Problem statement. Search the data for the string "this" and extract every line where it appears.

Data for the task.
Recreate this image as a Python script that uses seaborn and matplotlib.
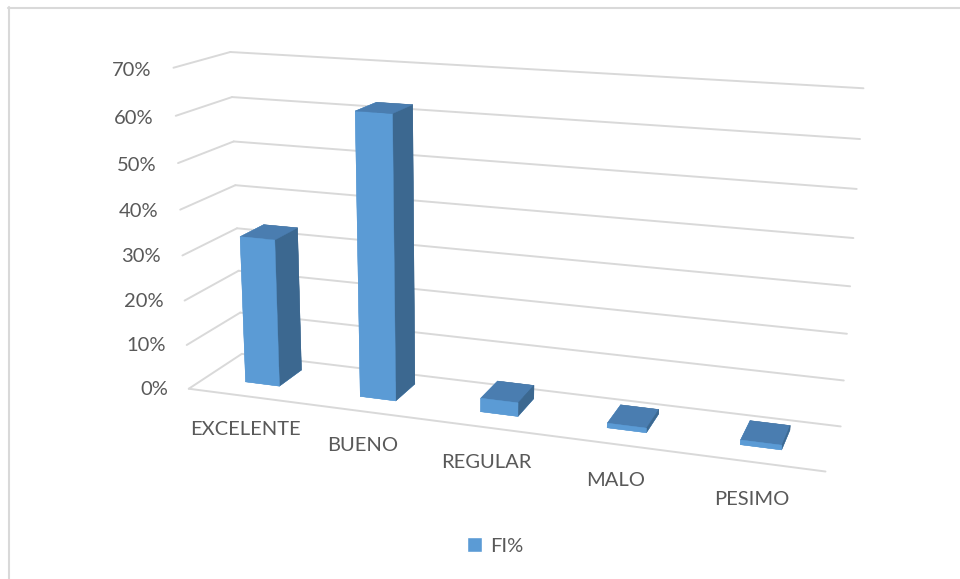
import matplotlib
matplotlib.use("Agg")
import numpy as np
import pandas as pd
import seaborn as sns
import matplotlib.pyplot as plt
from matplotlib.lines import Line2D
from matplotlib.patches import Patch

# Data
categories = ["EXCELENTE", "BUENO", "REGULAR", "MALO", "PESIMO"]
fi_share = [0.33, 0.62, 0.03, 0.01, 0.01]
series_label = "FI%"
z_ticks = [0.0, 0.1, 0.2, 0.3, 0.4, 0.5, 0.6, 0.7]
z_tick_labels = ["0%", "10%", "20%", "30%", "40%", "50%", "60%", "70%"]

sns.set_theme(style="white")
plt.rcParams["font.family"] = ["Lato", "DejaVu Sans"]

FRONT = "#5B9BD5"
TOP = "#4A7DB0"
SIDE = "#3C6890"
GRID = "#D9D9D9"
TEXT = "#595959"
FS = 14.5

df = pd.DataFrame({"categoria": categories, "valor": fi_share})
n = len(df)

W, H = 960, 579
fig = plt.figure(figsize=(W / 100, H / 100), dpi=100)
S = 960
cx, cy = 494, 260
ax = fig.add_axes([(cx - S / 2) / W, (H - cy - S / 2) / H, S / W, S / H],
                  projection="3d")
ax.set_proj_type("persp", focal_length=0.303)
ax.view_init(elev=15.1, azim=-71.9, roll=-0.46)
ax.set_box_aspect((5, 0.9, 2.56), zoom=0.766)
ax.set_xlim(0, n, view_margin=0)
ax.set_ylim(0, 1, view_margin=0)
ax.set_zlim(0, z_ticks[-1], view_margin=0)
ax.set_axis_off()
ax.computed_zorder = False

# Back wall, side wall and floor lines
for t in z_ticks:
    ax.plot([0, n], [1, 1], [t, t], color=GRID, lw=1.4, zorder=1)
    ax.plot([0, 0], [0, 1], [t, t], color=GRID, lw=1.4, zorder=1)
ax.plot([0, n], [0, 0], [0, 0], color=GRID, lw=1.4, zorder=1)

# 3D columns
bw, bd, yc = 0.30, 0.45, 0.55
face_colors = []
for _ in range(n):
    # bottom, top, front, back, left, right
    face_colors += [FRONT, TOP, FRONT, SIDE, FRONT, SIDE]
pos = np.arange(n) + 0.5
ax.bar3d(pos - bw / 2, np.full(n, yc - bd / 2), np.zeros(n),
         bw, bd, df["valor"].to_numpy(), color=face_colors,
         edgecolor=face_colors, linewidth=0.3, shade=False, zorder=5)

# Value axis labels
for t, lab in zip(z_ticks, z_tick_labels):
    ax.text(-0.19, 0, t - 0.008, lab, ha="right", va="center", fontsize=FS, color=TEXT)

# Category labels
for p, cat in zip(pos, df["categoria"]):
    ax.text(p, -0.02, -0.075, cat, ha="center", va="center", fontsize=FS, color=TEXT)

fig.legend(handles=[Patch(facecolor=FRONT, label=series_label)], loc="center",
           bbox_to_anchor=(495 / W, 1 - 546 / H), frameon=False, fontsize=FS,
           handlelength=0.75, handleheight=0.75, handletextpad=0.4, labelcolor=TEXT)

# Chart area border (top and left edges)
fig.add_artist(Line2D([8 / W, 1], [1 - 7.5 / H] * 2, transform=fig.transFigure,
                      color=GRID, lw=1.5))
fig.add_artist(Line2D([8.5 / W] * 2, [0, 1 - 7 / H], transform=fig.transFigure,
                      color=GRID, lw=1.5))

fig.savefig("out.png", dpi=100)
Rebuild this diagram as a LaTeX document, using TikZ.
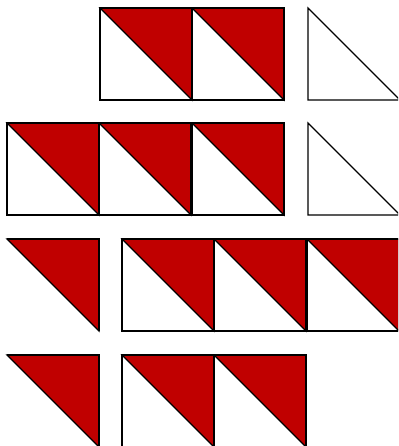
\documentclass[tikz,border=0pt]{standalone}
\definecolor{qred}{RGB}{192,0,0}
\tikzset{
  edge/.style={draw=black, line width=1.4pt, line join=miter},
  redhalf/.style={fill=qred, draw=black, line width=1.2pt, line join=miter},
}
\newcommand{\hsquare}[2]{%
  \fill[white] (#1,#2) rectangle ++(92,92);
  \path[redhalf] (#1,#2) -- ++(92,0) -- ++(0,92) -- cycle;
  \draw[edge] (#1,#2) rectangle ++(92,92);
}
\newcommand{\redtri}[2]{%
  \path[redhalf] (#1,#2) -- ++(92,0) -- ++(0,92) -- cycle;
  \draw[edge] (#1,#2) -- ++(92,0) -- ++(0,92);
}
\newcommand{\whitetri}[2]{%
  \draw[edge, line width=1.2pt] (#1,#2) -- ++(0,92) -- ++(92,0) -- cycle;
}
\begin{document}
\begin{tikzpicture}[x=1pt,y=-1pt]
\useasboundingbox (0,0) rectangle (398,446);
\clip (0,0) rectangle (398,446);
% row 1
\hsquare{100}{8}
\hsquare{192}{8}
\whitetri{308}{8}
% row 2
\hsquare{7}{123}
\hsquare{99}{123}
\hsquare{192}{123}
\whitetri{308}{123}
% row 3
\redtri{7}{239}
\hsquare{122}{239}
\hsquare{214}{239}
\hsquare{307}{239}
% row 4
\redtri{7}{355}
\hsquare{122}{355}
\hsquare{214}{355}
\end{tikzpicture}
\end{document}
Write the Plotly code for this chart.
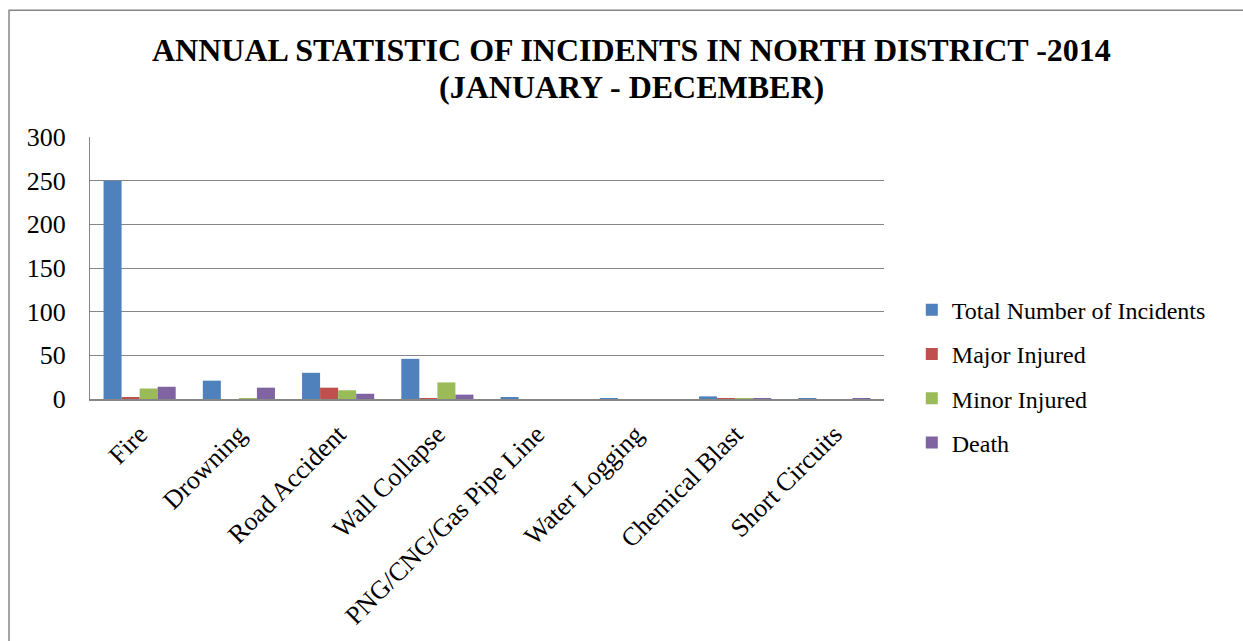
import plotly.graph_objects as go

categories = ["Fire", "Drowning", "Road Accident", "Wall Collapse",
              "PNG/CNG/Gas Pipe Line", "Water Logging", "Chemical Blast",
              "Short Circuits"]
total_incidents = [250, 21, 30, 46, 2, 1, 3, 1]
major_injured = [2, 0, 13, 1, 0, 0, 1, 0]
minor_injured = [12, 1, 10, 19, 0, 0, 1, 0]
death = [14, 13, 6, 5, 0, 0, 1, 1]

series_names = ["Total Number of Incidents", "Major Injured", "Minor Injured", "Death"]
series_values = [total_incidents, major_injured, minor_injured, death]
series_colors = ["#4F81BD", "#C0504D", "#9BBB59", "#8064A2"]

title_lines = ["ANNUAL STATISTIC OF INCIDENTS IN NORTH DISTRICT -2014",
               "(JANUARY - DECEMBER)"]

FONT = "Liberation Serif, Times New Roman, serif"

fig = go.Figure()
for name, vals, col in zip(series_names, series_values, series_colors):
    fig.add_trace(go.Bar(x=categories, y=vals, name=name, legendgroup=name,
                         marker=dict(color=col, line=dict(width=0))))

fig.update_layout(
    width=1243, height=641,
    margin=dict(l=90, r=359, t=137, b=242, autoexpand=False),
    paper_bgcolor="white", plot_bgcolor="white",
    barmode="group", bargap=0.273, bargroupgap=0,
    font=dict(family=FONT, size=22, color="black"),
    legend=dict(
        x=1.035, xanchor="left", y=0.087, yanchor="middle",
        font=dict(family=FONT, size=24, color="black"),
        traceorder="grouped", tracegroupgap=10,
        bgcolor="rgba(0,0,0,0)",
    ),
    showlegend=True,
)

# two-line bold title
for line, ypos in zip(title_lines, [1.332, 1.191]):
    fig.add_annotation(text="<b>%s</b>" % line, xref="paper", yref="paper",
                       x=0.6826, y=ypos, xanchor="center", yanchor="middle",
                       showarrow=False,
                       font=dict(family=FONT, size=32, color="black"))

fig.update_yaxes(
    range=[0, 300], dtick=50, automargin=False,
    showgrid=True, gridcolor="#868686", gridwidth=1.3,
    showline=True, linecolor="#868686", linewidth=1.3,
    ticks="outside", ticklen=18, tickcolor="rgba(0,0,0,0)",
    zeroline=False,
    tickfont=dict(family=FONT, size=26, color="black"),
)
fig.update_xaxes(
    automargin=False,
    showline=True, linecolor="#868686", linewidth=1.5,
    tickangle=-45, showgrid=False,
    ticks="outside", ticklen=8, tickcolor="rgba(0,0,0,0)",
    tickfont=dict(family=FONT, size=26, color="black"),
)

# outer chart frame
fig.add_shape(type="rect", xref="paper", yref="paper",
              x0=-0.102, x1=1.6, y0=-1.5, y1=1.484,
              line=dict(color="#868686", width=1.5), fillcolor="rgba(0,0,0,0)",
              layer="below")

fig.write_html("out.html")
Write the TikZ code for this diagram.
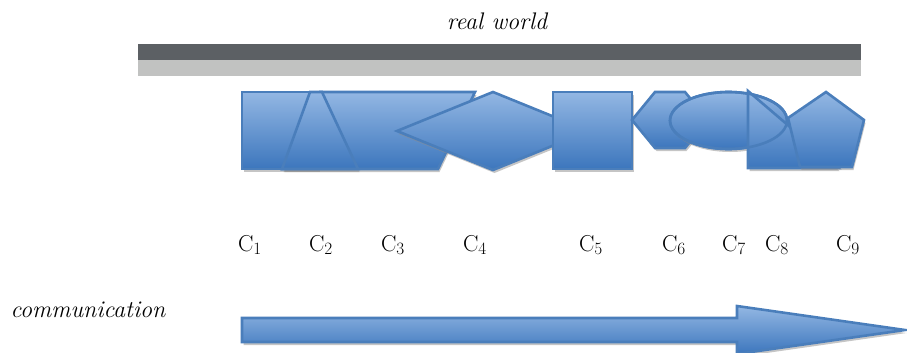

Completed exercise.
Recreate this image as a Python script that uses seaborn and matplotlib.
Rebuild this diagram as a LaTeX document, using TikZ.
Write the Plotly code for this chart.
Write the TikZ code for this diagram.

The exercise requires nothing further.